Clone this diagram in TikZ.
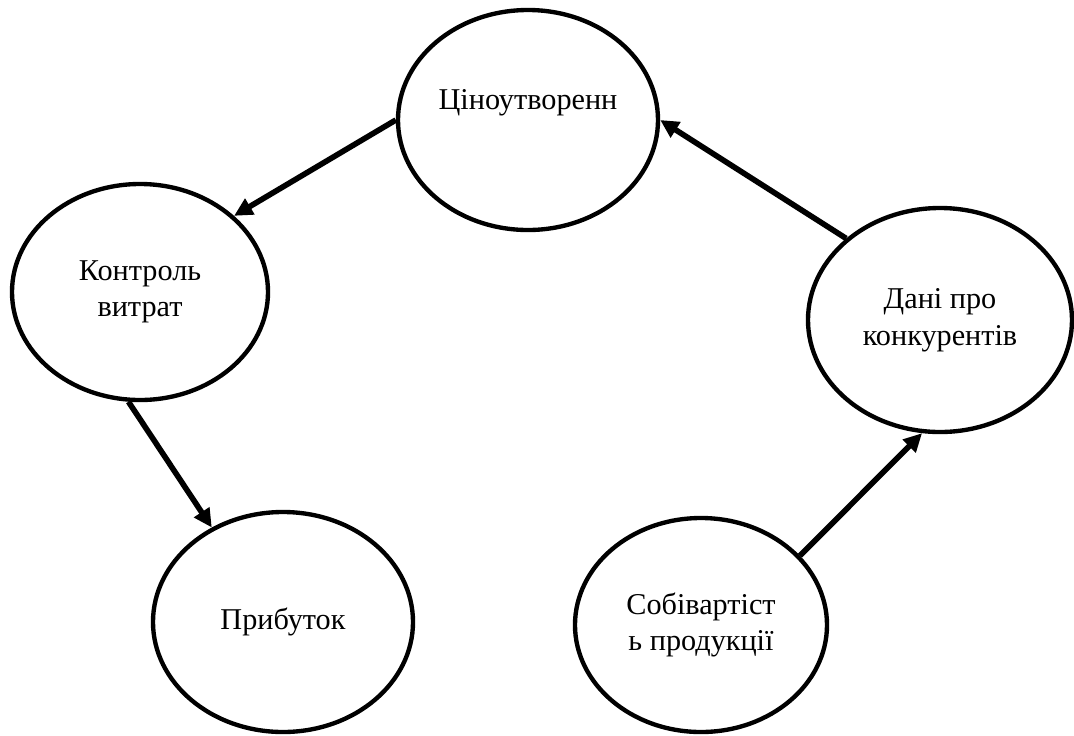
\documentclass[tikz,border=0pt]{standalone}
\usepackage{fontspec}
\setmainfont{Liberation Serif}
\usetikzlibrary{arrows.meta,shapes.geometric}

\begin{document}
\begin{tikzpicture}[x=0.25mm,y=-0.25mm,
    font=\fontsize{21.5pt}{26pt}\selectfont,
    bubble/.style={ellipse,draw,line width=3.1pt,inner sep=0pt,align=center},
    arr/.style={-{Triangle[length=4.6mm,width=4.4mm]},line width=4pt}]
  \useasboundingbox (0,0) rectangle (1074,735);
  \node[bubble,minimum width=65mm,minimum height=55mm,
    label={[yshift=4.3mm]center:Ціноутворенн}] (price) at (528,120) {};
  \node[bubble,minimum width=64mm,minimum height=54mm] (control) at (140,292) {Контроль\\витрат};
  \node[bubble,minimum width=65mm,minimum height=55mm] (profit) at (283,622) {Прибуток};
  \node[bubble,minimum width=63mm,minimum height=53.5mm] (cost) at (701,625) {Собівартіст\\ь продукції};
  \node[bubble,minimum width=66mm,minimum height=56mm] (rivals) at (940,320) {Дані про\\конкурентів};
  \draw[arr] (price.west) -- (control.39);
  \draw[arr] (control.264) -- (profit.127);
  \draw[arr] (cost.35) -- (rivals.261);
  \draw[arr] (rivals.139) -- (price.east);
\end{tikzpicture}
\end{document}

____

## To do
Write out each line of the data exactly; the images should be left out.

## Problem solution
Clone this diagram in TikZ.
\documentclass[tikz,border=0pt]{standalone}
\usepackage{fontspec}
\setmainfont{Liberation Serif}
\usetikzlibrary{arrows.meta,shapes.geometric}

\begin{document}
\begin{tikzpicture}[x=0.25mm,y=-0.25mm,
    font=\fontsize{21.5pt}{26pt}\selectfont,
    bubble/.style={ellipse,draw,line width=3.1pt,inner sep=0pt,align=center},
    arr/.style={-{Triangle[length=4.6mm,width=4.4mm]},line width=4pt}]
  \useasboundingbox (0,0) rectangle (1074,735);
  \node[bubble,minimum width=65mm,minimum height=55mm,
    label={[yshift=4.3mm]center:Ціноутворенн}] (price) at (528,120) {};
  \node[bubble,minimum width=64mm,minimum height=54mm] (control) at (140,292) {Контроль\\витрат};
  \node[bubble,minimum width=65mm,minimum height=55mm] (profit) at (283,622) {Прибуток};
  \node[bubble,minimum width=63mm,minimum height=53.5mm] (cost) at (701,625) {Собівартіст\\ь продукції};
  \node[bubble,minimum width=66mm,minimum height=56mm] (rivals) at (940,320) {Дані про\\конкурентів};
  \draw[arr] (price.west) -- (control.39);
  \draw[arr] (control.264) -- (profit.127);
  \draw[arr] (cost.35) -- (rivals.261);
  \draw[arr] (rivals.139) -- (price.east);
\end{tikzpicture}
\end{document}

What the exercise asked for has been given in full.